As mentioned in a previous blog Earth Hour took place at 8:30 pm on Saturday March 28th, but if you live in Vancouver you might not even have noticed it. Jeff and I did participate, but we could tell by the lights around us that very few other residents or business in our neighborhood took part. We enjoyed dinner by candlelight that we picked up at one of our favorite take out joints, Urban Fare, along with a bottle of our favorite wine, Osoyoos Larose Le Grand Vin. However, despite the great meal and drink, it was disappointing to see that other families or households did not get the message about Earth Hour or simply chose to ignore it.
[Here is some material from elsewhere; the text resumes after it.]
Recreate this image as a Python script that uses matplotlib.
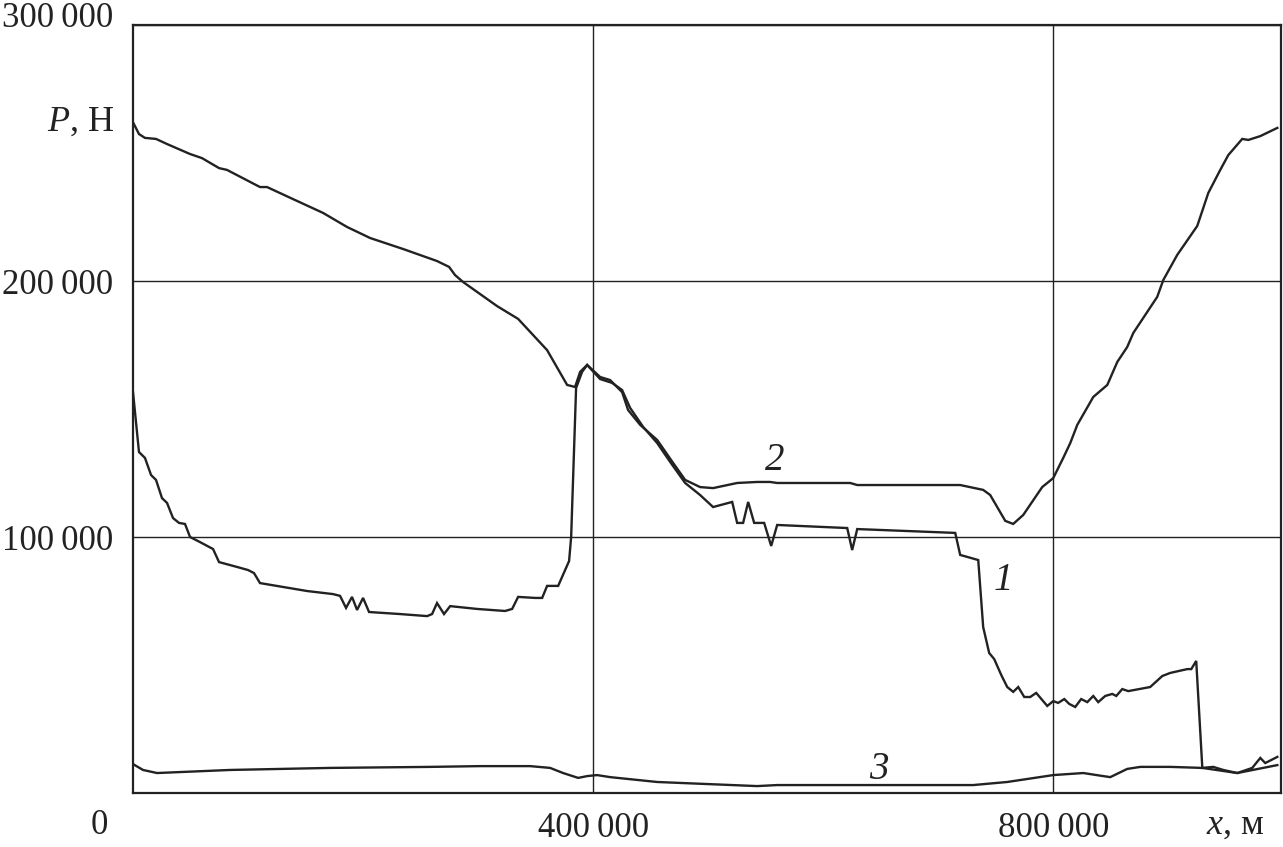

BC Hydro has now published the results from Saturday night. British Columbians saved 72.67 megawatts of electricity from 8:30 to 9:30 p.m., the equivalent of turning off 1.5 million lights. This may seem like a great deal of electricity but not when compared to 2008 or to other cities. Vancouver proper was only able to reduce consumption by a disappointing 1.3 percent while Pemberton was able to achieve the highest drop in provincial consumption at 4.6 percent and Victoria reported a 3.1 percent drop. Even more dissatisfying is that electricity consumption across B.C. dropped only by 1.1 per cent during Earth Hour 2009 as compared to a drop of 2 per cent in 2008. And for a city and province that I always thought was as ‘green’ and ‘active’ as the rest of Canada, Toronto kicked our not-so-green butts by reducing consumption by 15 percent or 455 megawatts. The Ontario provincial average was also an impressive 6 percent.
The good news is that as a worldwide event the results of Earth Hour are still impressive. There was participation from 3,929 cities, towns and municipalities in 88 countries across the globe with 70 national capitals participating as well as nine out of ten of the world’s most populated cities. Many of the world’s most famous landmarks went dark including the Pyramids and the Sphinx, the Eiffel Tower, the Vatican, the Acropolis, Big Ben, the Las Vegas Strip, the Empire State Building and the newly famous Bird’s Nest. The good news for British Columbians is that despite the lower than hoped participation on this one night, if these same residents implemented the same conservation measures just one hour every evening, the combined savings would be enough power more than 2,400 homes for an entire year.